» Goal of the exercise: Take the material below and retype it in full; pictures are left out.
==========
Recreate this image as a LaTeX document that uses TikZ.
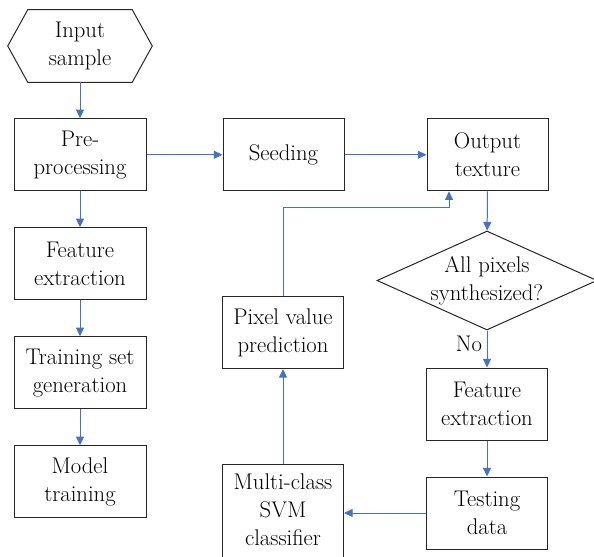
\documentclass[tikz,border=0pt]{standalone}
\usepackage{xcolor}
\usepackage{tikz}
\usetikzlibrary{shapes,arrows.meta,positioning}

\definecolor{flowblue}{HTML}{4472C4}

\begin{document}
\begin{tikzpicture}[
    x=0.75pt, y=-0.75pt,
    node distance=27pt,
    every node/.style={font=\rmfamily\fontsize{17}{21}\selectfont, align=center},
    box/.style={draw=black!85, line width=0.75pt, minimum width=99pt, minimum height=54pt, inner sep=2pt},
    narrowbox/.style={box, minimum width=90.75pt},
    decision/.style={draw=black!85, line width=0.75pt, diamond, minimum width=165pt, minimum height=74.25pt, inner sep=0pt},
    flow/.style={draw=flowblue, line width=0.75pt, -{Triangle[length=6.5pt,width=6pt]}}
]
    \useasboundingbox (0,0) rectangle (594,557);

    % training side
    \node [minimum width=108pt, minimum height=54pt, inner sep=0pt] (inp) at (80,46) {Input\\sample};
    \draw [draw=black!85, line width=0.75pt] (inp.west) -- ([xshift=15pt]inp.north west) -- ([xshift=-15pt]inp.north east)
        -- (inp.east) -- ([xshift=-15pt]inp.south east) -- ([xshift=15pt]inp.south west) -- cycle;
    \node [box, below=of inp] (pre) {Pre-\\processing};
    \node [box, below=of pre] (featL) {Feature\\extraction};
    \node [box, below=of featL] (train) {Training set\\generation};
    \node [box, below=of train] (model) {Model\\training};

    % synthesis side
    \node [narrowbox, right=57pt of pre] (seed) {Seeding};
    \node [narrowbox, right=61.5pt of seed] (out) {Output\\texture};
    \node [decision] (chk) at (487,280.5) {};
    \node (chklabel) at (chk.center) {All pixels\\synthesized?};
    \node [narrowbox] (featR) at (487,404) {Feature\\extraction};
    \node [narrowbox, below=of featR] (test) {Testing\\data};
    \node [narrowbox] (pix) at (283,332.5) {Pixel value\\prediction};
    \node [narrowbox, anchor=north, inner ysep=7pt, text depth=60pt] (svm) at (283,464) {Multi-class\\SVM\\classifier};
    \coordinate (bend) at (449,207);

    \draw [flow] (inp) -- (pre);
    \draw [flow] (pre) -- (featL);
    \draw [flow] (featL) -- (train);
    \draw [flow] (train) -- (model);
    \draw [flow] (pre) -- (seed);
    \draw [flow] (seed) -- (out);
    \draw [flow] (out) -- (chk);
    \draw [flow] (chk) -- node [left, pos=0.35] {No} (featR);
    \draw [flow] (featR) -- (test);
    \draw [flow] (test.west) -- (test.west -| svm.east);
    \draw [flow] (svm) -- (pix);
    \draw [flow] (pix.north) |- (bend) -- (bend |- out.south);
\end{tikzpicture}
\end{document}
==========
» Completed exercise:
Recreate this image as a LaTeX document that uses TikZ.
\documentclass[tikz,border=0pt]{standalone}
\usepackage{xcolor}
\usepackage{tikz}
\usetikzlibrary{shapes,arrows.meta,positioning}

\definecolor{flowblue}{HTML}{4472C4}

\begin{document}
\begin{tikzpicture}[
    x=0.75pt, y=-0.75pt,
    node distance=27pt,
    every node/.style={font=\rmfamily\fontsize{17}{21}\selectfont, align=center},
    box/.style={draw=black!85, line width=0.75pt, minimum width=99pt, minimum height=54pt, inner sep=2pt},
    narrowbox/.style={box, minimum width=90.75pt},
    decision/.style={draw=black!85, line width=0.75pt, diamond, minimum width=165pt, minimum height=74.25pt, inner sep=0pt},
    flow/.style={draw=flowblue, line width=0.75pt, -{Triangle[length=6.5pt,width=6pt]}}
]
    \useasboundingbox (0,0) rectangle (594,557);

    % training side
    \node [minimum width=108pt, minimum height=54pt, inner sep=0pt] (inp) at (80,46) {Input\\sample};
    \draw [draw=black!85, line width=0.75pt] (inp.west) -- ([xshift=15pt]inp.north west) -- ([xshift=-15pt]inp.north east)
        -- (inp.east) -- ([xshift=-15pt]inp.south east) -- ([xshift=15pt]inp.south west) -- cycle;
    \node [box, below=of inp] (pre) {Pre-\\processing};
    \node [box, below=of pre] (featL) {Feature\\extraction};
    \node [box, below=of featL] (train) {Training set\\generation};
    \node [box, below=of train] (model) {Model\\training};

    % synthesis side
    \node [narrowbox, right=57pt of pre] (seed) {Seeding};
    \node [narrowbox, right=61.5pt of seed] (out) {Output\\texture};
    \node [decision] (chk) at (487,280.5) {};
    \node (chklabel) at (chk.center) {All pixels\\synthesized?};
    \node [narrowbox] (featR) at (487,404) {Feature\\extraction};
    \node [narrowbox, below=of featR] (test) {Testing\\data};
    \node [narrowbox] (pix) at (283,332.5) {Pixel value\\prediction};
    \node [narrowbox, anchor=north, inner ysep=7pt, text depth=60pt] (svm) at (283,464) {Multi-class\\SVM\\classifier};
    \coordinate (bend) at (449,207);

    \draw [flow] (inp) -- (pre);
    \draw [flow] (pre) -- (featL);
    \draw [flow] (featL) -- (train);
    \draw [flow] (train) -- (model);
    \draw [flow] (pre) -- (seed);
    \draw [flow] (seed) -- (out);
    \draw [flow] (out) -- (chk);
    \draw [flow] (chk) -- node [left, pos=0.35] {No} (featR);
    \draw [flow] (featR) -- (test);
    \draw [flow] (test.west) -- (test.west -| svm.east);
    \draw [flow] (svm) -- (pix);
    \draw [flow] (pix.north) |- (bend) -- (bend |- out.south);
\end{tikzpicture}
\end{document}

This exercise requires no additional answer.